Lede AI was founded in 2018 inside a small local newsroom as an experiment. Reporters, editors and product designers worked together with developers to build a tool that didn’t yet exist. The goal was to cover more stories, faster, and more accurately than possible before AI.

Jay Allred, co-founder of Lede AI, spoke recently at the LMA Local News Summit about the keys to creating a culture of innovation around artificial intelligence. In this Q&A, Allred shares what he’s learned about how to leverage the potential of AI for news, while managing the threats.


How can news leaders best cultivate a culture of AI innovation? Can it be done top-down? To what degree does it need to be ‘bottom-up’?

Jay Allred
Allred

Jay Allred: The most important thing leaders can do to create a company where experimentation and innovation is woven into the culture is to set the objective and the desired outcomes. As a leader, it’s important you’re explicit about the outcome you want. Each organization will have different goals they shoot for, but clarity around where to aim is critical.
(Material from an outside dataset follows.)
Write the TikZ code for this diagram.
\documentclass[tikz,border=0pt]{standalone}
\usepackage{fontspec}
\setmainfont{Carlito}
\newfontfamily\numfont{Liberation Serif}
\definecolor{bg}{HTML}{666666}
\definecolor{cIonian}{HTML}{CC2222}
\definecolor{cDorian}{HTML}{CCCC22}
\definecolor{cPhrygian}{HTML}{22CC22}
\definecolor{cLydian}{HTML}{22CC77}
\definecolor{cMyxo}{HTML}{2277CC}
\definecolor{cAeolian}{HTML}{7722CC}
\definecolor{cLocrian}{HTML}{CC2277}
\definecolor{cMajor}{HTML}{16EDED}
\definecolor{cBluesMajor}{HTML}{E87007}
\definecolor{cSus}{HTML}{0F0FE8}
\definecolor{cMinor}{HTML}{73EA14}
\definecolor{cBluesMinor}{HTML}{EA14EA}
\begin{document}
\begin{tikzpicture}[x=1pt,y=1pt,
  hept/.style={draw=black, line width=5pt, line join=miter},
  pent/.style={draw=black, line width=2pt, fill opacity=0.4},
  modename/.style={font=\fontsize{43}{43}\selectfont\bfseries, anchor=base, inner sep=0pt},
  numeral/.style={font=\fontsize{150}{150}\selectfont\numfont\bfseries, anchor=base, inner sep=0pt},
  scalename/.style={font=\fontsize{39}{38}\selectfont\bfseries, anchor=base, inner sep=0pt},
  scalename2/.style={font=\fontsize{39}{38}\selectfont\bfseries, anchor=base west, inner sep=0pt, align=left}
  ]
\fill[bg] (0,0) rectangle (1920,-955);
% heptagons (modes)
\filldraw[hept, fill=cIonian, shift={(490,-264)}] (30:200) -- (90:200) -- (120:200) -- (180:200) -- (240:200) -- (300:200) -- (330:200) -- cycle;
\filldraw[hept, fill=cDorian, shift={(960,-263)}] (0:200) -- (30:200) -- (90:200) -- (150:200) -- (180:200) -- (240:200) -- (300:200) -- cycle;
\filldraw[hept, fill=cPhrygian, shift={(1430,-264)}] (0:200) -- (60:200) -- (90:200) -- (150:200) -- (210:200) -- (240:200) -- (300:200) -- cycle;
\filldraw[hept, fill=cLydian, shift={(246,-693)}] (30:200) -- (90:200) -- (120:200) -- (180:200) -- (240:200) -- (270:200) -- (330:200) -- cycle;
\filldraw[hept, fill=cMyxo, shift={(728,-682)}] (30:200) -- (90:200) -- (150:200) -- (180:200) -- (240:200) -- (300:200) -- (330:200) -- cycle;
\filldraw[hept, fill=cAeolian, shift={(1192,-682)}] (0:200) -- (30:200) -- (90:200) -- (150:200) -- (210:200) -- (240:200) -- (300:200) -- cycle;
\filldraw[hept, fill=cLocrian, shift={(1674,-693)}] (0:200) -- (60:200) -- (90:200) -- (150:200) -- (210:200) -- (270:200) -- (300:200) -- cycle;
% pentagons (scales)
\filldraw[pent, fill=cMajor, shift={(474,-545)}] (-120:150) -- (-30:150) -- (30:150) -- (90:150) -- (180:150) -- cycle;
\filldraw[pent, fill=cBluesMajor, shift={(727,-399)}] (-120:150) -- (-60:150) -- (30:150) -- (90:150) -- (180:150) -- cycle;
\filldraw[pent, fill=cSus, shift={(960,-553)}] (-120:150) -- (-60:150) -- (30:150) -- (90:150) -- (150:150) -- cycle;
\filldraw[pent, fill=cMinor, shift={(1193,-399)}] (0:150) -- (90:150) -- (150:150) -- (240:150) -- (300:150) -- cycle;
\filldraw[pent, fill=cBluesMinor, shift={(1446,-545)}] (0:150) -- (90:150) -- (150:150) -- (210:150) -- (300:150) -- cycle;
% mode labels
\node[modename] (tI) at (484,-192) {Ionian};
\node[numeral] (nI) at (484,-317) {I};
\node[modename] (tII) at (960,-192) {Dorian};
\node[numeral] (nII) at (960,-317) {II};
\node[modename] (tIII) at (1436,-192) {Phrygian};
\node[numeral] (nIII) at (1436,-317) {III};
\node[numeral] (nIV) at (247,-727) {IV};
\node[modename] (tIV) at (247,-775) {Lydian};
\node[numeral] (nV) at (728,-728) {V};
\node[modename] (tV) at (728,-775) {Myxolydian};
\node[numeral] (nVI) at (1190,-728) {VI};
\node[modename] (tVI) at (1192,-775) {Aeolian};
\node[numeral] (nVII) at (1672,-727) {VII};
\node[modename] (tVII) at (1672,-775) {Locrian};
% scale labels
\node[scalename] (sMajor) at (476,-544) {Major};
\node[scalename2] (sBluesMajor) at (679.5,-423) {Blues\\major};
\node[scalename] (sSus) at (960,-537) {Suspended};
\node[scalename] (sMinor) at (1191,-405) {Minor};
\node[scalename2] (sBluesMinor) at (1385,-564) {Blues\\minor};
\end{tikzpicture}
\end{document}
Once your aim is set, make experimentation safe, transparent, and reportable. There are lots of ways to do this. LIttle things like a Slack channel for AI experiments, discoveries and pro tips from early adopters can go a long way. One of our teammates pitched an idea we’re going to try. She suggested we have AI experimentation days or an all-hands that’s a two-hour hack-a-thon where employees try to solve a problem using AI tools at their disposal.
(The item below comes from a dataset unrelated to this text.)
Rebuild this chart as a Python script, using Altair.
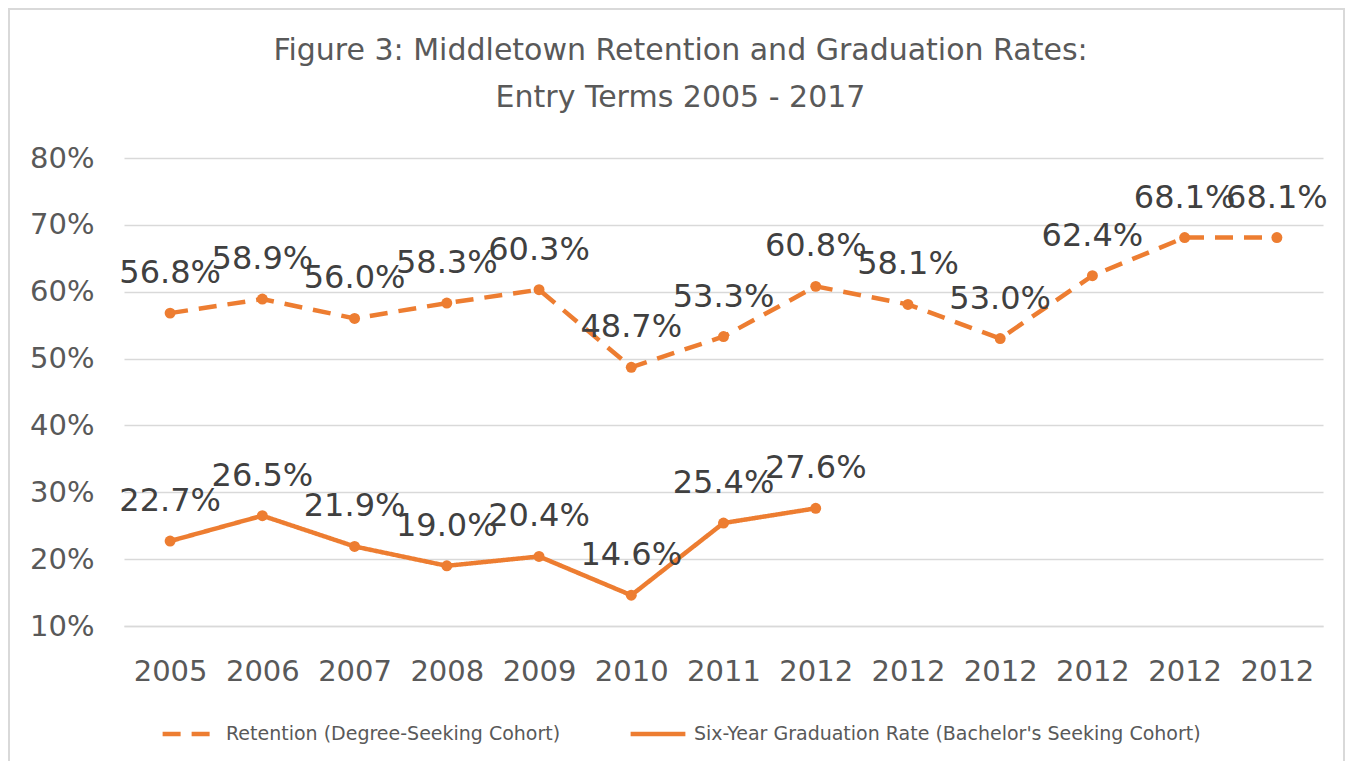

What are some of the ways you’ve created and rewarded innovation around AI in your own team?

Allred: We try to make the whole “AI thing” a series of small things that feel less intimidating and way more actionable. What that means in real life is we’re doing things like giving people time to experiment, calling out their work and pointing to the results, and when we see success we quickly implement what we’re learning.
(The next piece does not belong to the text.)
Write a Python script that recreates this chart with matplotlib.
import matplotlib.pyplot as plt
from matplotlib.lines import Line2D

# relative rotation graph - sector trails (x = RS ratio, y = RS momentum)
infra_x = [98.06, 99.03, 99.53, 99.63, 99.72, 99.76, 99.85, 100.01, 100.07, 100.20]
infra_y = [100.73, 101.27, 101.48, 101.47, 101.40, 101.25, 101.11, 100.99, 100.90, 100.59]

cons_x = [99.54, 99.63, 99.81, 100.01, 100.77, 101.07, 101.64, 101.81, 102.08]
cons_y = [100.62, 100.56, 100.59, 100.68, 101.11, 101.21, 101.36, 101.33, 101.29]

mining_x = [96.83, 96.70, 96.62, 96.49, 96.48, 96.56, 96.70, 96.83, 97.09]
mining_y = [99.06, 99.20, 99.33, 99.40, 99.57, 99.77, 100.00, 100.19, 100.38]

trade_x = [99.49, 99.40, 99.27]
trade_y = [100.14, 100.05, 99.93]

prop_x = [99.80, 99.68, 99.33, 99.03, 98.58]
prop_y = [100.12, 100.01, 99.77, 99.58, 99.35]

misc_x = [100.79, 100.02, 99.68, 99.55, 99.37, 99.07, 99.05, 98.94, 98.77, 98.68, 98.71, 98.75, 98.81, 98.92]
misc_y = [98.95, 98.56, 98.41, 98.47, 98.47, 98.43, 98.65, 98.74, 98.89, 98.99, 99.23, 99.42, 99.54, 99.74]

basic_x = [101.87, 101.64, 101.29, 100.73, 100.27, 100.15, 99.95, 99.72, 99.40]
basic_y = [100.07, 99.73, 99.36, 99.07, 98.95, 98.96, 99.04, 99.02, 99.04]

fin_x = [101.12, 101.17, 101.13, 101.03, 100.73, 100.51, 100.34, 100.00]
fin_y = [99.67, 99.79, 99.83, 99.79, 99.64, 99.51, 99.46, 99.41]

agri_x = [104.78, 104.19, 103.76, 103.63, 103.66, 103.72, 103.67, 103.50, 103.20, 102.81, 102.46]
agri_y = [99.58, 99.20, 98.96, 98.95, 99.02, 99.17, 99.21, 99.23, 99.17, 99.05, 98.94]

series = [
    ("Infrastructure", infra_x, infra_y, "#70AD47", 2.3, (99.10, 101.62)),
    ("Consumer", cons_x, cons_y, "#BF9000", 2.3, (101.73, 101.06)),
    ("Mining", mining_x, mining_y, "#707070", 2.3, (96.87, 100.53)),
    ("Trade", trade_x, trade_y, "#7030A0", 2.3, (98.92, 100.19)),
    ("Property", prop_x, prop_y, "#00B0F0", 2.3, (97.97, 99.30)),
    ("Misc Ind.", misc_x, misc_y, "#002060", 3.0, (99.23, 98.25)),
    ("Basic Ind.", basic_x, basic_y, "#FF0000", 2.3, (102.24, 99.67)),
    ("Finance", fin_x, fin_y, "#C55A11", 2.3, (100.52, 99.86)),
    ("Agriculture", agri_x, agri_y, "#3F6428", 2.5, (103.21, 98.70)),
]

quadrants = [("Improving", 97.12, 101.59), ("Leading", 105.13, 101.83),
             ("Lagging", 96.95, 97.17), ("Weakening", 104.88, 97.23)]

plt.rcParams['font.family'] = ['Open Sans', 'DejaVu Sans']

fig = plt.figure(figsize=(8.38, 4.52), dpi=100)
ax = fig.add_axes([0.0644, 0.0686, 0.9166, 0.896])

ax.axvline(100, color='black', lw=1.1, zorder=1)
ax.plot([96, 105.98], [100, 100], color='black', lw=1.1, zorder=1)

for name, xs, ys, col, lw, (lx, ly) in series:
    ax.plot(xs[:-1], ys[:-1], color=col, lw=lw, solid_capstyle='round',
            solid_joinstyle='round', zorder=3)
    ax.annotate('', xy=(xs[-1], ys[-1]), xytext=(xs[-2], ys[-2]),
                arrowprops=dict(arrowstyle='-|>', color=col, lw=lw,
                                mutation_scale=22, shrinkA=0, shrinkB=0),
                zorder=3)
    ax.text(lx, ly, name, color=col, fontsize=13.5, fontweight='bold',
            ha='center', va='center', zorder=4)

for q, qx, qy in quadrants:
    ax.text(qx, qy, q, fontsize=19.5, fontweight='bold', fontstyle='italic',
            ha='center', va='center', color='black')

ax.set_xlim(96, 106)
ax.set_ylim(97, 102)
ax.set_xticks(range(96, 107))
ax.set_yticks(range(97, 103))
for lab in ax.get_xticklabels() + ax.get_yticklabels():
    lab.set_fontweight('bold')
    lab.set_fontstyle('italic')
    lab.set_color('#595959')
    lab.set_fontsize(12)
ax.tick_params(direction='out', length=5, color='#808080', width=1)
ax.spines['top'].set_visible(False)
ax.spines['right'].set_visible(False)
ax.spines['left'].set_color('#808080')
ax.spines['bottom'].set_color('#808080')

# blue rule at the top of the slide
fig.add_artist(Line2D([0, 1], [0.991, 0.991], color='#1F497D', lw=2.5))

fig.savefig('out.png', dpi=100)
We also work to “pass the mic” and encourage team members to take the lead in areas where they’ve developed some knowledge or found a great hack.

AI creates many opportunities, but there are also perils. How do you manage the risks – and build in guardrails for AI use – without stifling innovation?

Allred: We’re not experts in policy-making in our company. What we tend to do is fall back on established ethical norms and use those as the guardrails: Tell the truth. Be trustworthy. Tell great stories. Applying the values and rules we already have in place to AI experimentation has served us well.

In addition, we talk about it with one another. We ask a lot of questions and aren’t afraid to ask for help. Doing that takes decision-making out of a vacuum and makes it easier to find the best path.

Culture often is reinforced more in moments of failure than success. How have you used AI ‘failures’ as teaching moments to spur further AI innovation?

Allred: One way we’ve done that is to have folks try a particular tool or process and then report back on what they found … no matter what that was. The PG version of the saying is “fiddle around and find out.”

The objective we set was “fiddle around.” Success came from “finding out.” Finding out that what we tried didn’t work wasn’t a failure. It was a win.

For leaders concerned about being ‘too early’ or ‘getting AI wrong,’ how would you advise them to approach their AI strategy?

Allred: If you are worried about being too early in 2024, you’re late. If you’re worried about getting AI wrong, I would say to let your existing norms and ethics be the guideposts.

“If you are worried about being too early in 2024, you’re late. If you’re worried about getting AI wrong, I would say to let your existing norms and ethics be the guideposts.”

Jay Allred, co-founder of lede ai

With those things in mind, my advice is to start as soon as possible and start small. Build a little at a time. Integrate frequent, low-friction feedback loops all over the place. Lead by example. Make it all about learning and teaching one another up, down, and across the org chart.

Make adoption easy by paying for a “pro license” for one generalist tool like Chat GPT, DALL-E or Google Gemini. Give everybody the login and go. We do this and have found that the general login had unintended benefits of being able to see the way others are using the tool when you log in. Makes it easy to share techniques as well.